Instruction -> Everything from the first line of the data through the line with "cal_se = [41, 22, 81]" is to be echoed exactly, minus the pictures.

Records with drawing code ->
________________________

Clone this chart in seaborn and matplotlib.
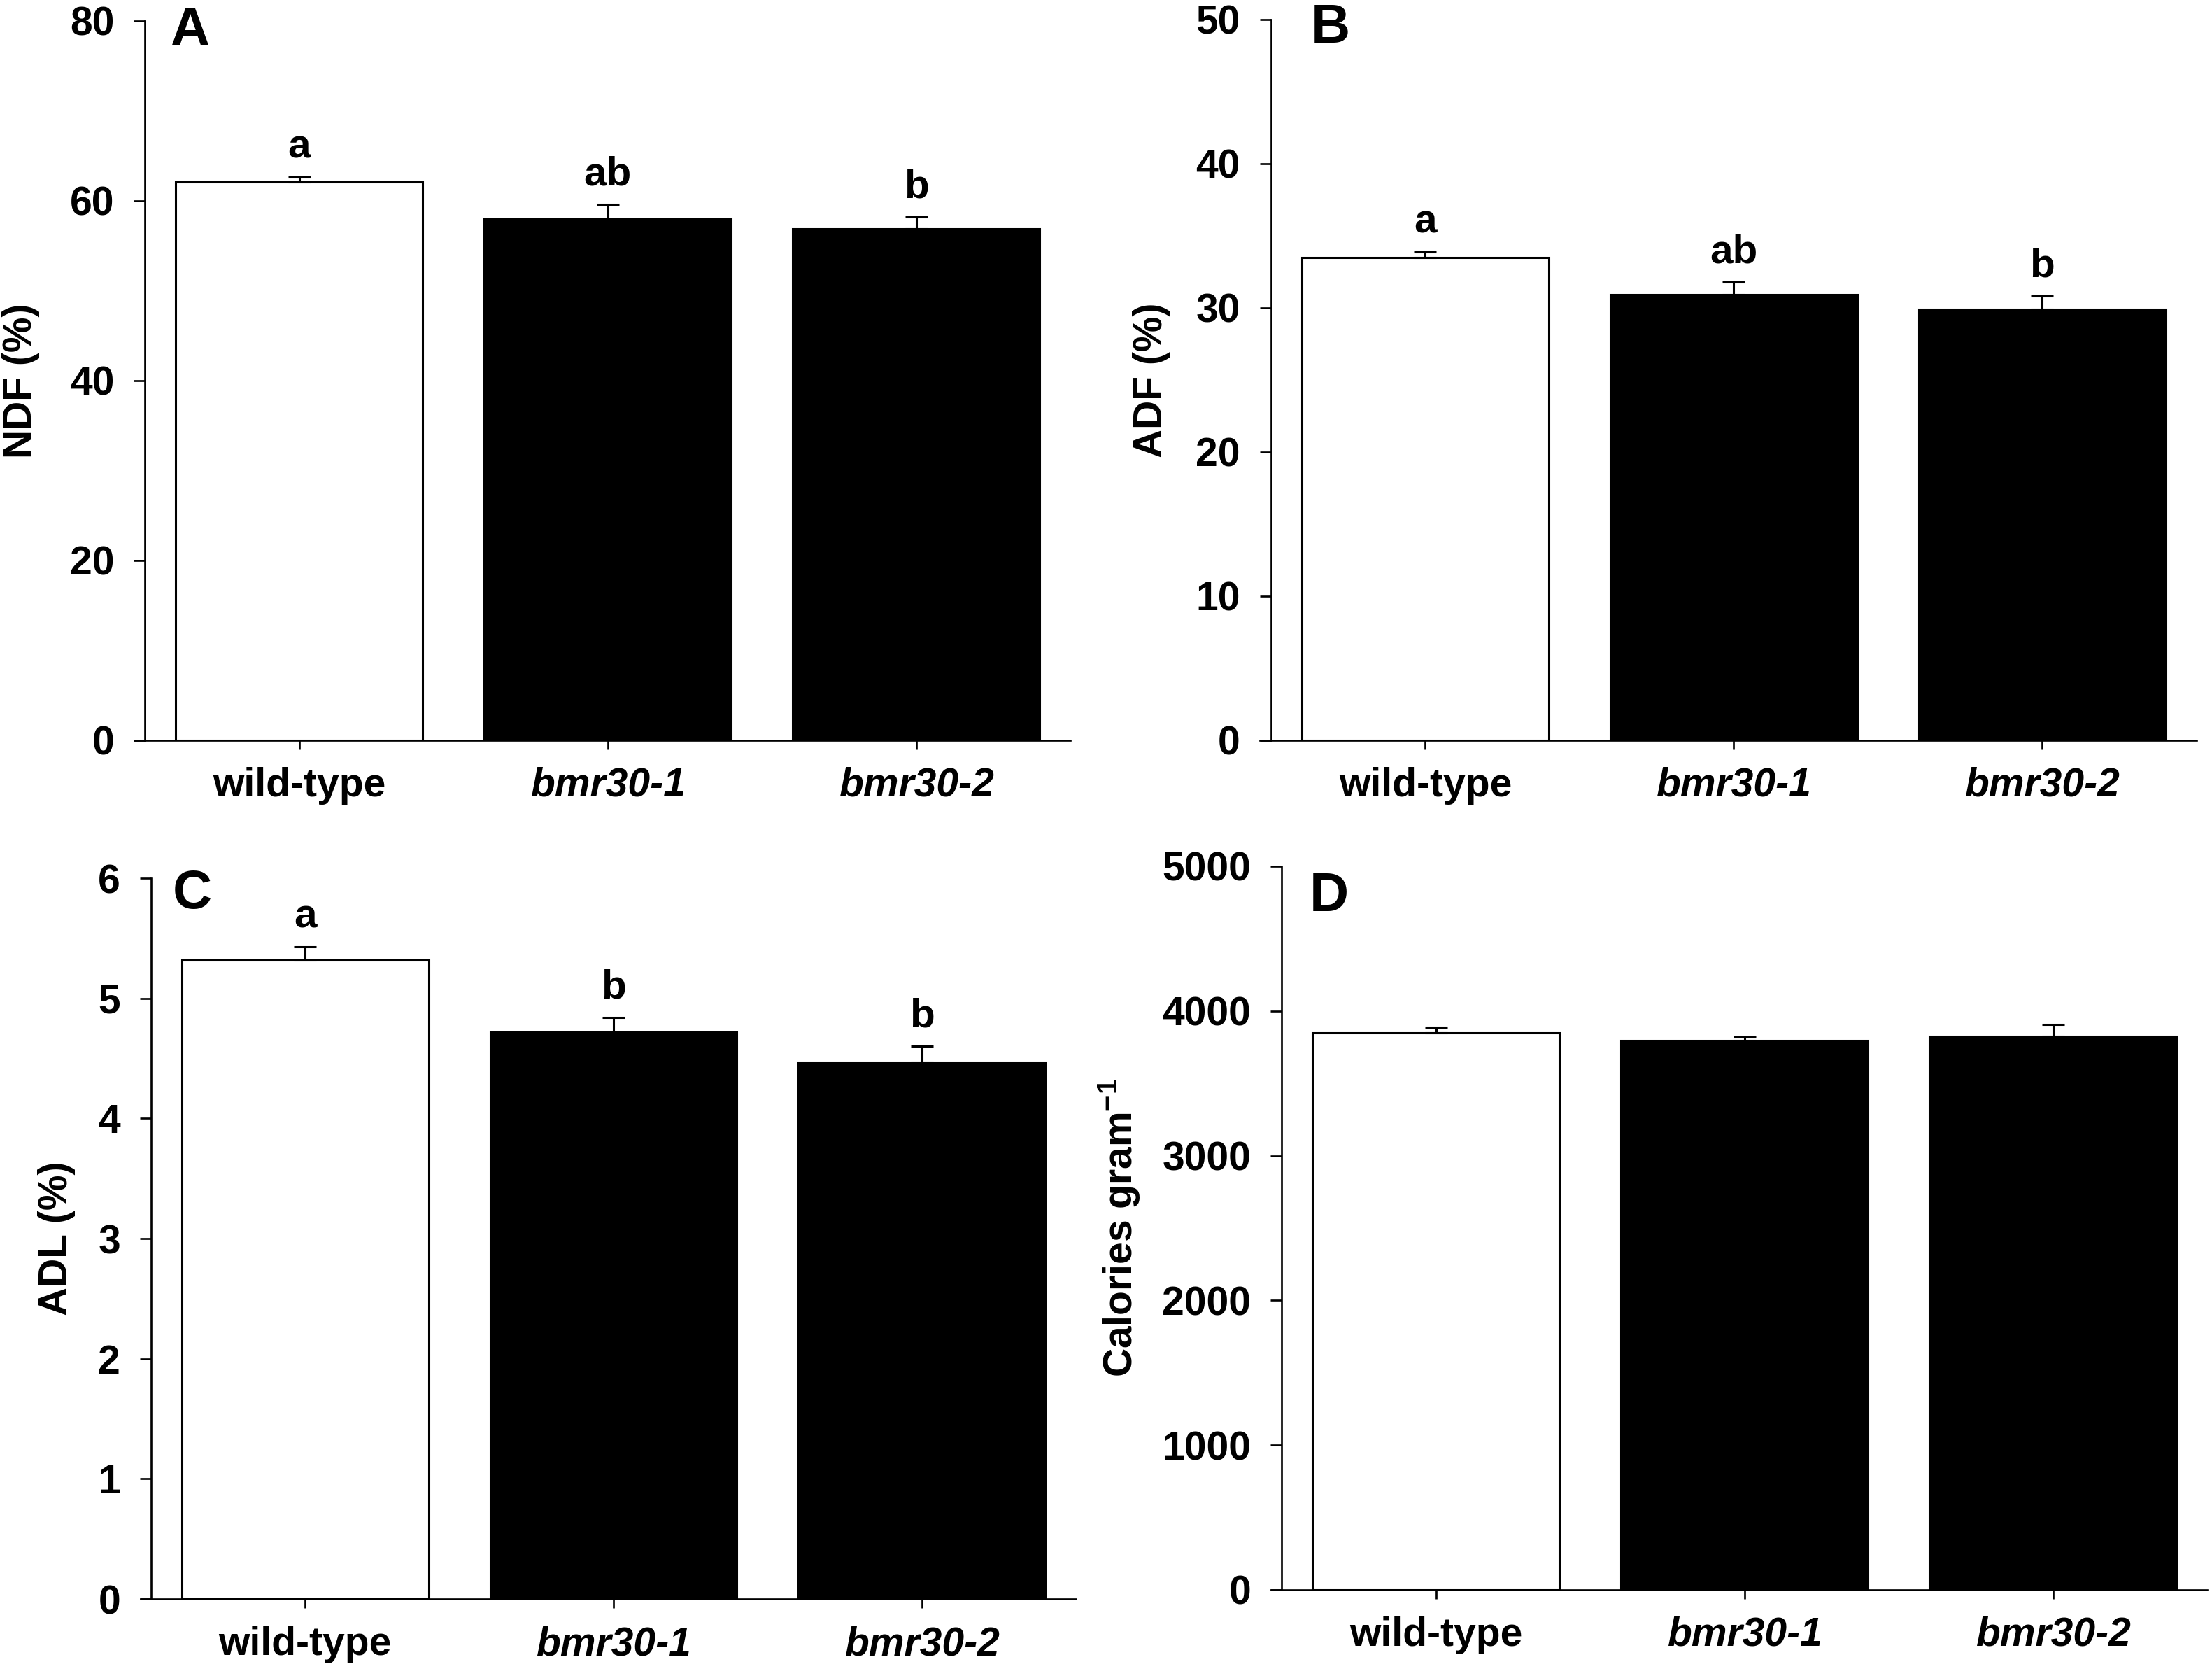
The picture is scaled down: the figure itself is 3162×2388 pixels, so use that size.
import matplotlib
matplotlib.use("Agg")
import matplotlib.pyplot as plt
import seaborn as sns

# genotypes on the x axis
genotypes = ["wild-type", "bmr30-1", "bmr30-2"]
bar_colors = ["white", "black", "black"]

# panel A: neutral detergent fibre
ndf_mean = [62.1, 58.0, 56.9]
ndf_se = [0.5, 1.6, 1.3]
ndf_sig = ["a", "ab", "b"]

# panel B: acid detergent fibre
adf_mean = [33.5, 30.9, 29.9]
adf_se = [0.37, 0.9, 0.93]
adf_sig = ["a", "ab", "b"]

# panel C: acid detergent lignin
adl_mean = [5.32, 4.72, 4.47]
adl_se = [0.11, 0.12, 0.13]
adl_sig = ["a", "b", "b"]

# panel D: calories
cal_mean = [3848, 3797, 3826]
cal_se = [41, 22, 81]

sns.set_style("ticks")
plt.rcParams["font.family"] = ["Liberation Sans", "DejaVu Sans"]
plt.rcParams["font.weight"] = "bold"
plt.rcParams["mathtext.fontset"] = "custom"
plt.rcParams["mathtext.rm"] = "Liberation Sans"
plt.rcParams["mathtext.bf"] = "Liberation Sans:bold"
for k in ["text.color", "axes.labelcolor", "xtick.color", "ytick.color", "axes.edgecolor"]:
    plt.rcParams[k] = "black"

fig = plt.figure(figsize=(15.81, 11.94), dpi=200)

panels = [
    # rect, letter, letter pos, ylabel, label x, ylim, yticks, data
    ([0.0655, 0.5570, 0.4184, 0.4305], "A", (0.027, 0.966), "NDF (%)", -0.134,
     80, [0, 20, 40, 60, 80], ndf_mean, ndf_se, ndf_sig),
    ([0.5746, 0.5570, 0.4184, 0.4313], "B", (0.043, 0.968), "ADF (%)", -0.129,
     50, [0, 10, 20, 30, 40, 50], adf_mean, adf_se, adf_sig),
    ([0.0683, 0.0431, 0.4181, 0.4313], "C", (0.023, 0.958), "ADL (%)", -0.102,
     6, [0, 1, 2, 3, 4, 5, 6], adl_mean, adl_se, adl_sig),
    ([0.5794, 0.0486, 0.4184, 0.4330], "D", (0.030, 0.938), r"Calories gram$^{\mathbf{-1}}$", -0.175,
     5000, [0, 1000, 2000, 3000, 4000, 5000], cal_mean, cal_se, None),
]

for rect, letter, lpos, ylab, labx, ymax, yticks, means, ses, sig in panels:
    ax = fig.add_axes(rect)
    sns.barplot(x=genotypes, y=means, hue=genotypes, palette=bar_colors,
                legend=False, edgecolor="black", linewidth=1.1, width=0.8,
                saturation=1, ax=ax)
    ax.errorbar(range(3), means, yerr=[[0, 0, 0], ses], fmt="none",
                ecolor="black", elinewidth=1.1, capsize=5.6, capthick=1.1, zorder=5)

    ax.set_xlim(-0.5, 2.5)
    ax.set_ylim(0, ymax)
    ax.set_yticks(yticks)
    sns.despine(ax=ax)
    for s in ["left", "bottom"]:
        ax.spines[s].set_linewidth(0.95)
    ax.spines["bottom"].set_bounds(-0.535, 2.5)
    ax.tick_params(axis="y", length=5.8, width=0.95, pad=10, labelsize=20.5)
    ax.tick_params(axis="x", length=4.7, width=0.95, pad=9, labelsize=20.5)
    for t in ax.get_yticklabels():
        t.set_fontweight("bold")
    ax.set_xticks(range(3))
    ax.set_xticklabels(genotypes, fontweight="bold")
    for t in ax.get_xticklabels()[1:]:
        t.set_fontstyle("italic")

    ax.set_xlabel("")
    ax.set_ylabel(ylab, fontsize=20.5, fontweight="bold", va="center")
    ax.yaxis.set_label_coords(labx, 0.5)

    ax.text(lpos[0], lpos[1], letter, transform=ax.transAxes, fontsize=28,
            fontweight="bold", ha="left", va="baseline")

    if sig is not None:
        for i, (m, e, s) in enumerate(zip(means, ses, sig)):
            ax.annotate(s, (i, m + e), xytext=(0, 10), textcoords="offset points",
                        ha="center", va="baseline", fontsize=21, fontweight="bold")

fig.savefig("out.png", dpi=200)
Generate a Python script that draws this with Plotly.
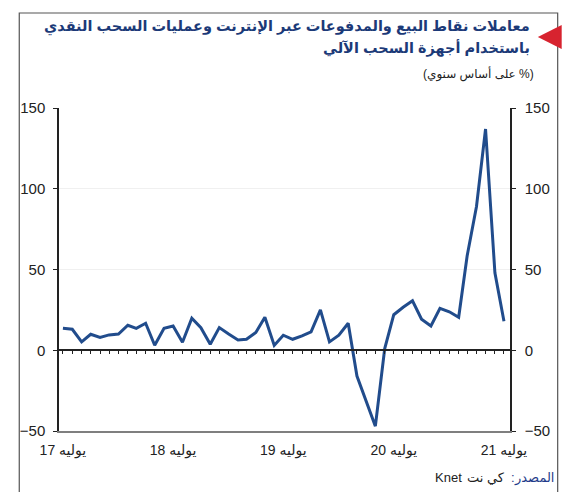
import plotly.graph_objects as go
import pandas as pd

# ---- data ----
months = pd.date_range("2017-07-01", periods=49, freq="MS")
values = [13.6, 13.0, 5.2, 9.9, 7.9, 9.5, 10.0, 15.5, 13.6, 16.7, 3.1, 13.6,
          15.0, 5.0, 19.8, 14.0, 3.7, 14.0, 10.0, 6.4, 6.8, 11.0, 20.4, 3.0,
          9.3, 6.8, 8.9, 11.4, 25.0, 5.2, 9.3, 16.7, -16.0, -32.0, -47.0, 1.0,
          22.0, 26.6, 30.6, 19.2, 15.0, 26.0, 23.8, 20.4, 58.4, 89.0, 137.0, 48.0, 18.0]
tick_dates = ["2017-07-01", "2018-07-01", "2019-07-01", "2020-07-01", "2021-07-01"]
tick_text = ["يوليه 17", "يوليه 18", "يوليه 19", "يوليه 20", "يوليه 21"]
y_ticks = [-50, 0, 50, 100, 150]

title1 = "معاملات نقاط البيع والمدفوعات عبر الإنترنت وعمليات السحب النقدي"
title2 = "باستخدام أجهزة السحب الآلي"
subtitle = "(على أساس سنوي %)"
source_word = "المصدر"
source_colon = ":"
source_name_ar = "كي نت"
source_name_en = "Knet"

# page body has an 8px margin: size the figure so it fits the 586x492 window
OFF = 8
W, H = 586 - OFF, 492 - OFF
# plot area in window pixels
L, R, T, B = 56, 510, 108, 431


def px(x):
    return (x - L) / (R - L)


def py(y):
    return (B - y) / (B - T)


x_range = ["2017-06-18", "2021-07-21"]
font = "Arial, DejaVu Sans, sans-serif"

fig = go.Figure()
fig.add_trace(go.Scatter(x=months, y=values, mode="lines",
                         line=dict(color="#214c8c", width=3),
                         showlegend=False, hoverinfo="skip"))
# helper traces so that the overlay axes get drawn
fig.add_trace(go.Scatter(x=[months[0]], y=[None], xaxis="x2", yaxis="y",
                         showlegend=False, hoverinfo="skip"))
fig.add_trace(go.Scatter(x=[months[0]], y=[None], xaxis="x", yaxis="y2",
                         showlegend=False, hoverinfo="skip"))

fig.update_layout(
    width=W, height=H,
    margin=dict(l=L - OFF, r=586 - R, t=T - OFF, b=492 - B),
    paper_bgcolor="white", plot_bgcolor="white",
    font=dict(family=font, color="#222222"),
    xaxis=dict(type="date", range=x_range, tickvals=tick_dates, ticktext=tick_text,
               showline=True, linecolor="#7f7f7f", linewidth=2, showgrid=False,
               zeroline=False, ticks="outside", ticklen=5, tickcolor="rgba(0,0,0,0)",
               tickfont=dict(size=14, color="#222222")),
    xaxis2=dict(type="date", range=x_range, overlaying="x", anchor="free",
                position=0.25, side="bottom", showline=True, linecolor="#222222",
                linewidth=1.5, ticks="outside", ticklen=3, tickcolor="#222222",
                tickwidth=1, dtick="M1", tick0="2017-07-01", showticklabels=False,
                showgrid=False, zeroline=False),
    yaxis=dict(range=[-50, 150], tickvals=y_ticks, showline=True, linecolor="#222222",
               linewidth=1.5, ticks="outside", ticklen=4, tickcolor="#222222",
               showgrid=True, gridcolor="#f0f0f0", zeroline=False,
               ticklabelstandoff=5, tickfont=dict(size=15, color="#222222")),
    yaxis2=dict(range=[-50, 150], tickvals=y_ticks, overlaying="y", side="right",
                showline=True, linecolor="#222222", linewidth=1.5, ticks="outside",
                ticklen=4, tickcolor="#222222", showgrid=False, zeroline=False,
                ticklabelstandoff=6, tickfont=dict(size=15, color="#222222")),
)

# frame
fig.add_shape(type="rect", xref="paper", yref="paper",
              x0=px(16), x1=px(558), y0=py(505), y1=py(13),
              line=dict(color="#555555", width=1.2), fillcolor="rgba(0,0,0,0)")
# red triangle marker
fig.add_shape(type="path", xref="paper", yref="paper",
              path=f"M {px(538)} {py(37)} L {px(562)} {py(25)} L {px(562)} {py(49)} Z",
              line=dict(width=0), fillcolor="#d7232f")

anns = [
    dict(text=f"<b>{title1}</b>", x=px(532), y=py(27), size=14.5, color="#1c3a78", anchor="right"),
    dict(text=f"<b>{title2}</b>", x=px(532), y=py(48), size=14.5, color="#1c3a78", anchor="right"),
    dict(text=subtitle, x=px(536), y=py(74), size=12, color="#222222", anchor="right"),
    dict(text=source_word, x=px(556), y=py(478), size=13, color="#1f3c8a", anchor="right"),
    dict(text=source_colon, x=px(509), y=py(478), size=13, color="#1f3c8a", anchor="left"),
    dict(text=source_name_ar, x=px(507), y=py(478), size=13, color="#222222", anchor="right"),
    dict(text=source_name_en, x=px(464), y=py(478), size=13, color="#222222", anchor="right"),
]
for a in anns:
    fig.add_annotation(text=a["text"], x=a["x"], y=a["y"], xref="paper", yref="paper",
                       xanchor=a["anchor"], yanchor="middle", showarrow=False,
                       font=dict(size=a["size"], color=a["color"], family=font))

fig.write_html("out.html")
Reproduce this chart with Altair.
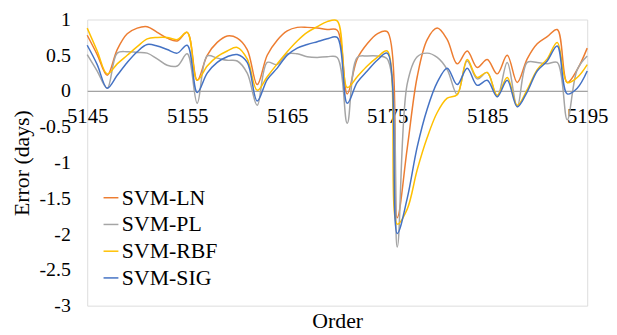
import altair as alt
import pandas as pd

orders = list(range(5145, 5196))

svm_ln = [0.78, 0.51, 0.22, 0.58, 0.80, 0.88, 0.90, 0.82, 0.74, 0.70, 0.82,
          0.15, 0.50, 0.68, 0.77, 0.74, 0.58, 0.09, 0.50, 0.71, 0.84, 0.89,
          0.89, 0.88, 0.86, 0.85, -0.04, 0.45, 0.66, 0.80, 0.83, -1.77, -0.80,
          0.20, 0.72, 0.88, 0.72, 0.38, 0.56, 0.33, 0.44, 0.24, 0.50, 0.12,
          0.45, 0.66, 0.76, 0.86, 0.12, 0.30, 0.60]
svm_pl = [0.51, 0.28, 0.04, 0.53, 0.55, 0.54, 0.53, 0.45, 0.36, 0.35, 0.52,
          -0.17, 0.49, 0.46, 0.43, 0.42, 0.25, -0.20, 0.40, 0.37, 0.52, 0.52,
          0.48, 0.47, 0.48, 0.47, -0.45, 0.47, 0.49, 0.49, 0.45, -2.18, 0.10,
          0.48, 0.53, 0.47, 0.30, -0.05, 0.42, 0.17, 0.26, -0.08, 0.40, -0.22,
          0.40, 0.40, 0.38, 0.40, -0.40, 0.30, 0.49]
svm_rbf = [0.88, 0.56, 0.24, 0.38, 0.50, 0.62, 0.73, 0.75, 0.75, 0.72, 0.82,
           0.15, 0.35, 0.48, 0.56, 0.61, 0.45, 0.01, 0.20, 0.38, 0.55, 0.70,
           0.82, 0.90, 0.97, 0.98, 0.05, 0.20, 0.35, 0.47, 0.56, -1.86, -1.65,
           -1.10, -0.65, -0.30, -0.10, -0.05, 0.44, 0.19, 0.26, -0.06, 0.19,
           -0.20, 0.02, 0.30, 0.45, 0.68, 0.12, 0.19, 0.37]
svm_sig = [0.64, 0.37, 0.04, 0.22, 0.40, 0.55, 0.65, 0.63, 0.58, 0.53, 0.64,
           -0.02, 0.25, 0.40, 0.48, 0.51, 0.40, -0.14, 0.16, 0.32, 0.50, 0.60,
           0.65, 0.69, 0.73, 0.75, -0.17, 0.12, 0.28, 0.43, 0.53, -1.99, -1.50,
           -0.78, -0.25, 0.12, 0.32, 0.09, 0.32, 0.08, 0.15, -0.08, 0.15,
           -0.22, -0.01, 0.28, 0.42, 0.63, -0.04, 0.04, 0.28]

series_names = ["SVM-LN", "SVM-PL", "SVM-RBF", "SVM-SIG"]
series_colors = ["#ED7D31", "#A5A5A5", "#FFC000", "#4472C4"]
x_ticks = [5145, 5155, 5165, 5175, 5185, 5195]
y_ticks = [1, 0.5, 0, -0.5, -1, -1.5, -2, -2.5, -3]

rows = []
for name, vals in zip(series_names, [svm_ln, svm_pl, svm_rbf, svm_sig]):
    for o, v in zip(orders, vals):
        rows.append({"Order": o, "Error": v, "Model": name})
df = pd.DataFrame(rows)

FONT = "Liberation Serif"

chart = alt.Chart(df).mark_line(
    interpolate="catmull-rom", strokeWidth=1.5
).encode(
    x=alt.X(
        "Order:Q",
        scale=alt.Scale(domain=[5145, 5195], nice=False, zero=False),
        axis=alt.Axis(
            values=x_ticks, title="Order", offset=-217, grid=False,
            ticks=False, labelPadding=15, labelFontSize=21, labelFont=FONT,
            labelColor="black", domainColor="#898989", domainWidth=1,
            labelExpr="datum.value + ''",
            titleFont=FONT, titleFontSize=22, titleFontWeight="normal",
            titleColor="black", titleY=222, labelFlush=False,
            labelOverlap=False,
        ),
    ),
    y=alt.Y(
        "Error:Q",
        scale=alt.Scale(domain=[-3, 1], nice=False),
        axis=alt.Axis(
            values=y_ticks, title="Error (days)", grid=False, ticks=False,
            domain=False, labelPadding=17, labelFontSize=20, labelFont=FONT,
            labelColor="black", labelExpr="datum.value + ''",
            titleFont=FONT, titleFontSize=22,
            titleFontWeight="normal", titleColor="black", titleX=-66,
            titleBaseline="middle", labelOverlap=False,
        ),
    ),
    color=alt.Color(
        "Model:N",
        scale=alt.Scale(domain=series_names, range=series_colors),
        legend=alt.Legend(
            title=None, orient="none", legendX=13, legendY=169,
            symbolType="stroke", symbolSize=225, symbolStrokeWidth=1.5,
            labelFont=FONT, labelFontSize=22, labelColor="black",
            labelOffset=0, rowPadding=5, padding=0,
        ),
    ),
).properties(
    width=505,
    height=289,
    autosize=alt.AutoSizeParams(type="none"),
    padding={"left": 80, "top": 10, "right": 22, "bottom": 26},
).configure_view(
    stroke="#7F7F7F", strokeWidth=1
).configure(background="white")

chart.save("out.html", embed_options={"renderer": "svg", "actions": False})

________________________

Problem solution ->
Clone this chart in seaborn and matplotlib.
The picture is scaled down: the figure itself is 3162×2388 pixels, so use that size.
import matplotlib
matplotlib.use("Agg")
import matplotlib.pyplot as plt
import seaborn as sns

# genotypes on the x axis
genotypes = ["wild-type", "bmr30-1", "bmr30-2"]
bar_colors = ["white", "black", "black"]

# panel A: neutral detergent fibre
ndf_mean = [62.1, 58.0, 56.9]
ndf_se = [0.5, 1.6, 1.3]
ndf_sig = ["a", "ab", "b"]

# panel B: acid detergent fibre
adf_mean = [33.5, 30.9, 29.9]
adf_se = [0.37, 0.9, 0.93]
adf_sig = ["a", "ab", "b"]

# panel C: acid detergent lignin
adl_mean = [5.32, 4.72, 4.47]
adl_se = [0.11, 0.12, 0.13]
adl_sig = ["a", "b", "b"]

# panel D: calories
cal_mean = [3848, 3797, 3826]
cal_se = [41, 22, 81]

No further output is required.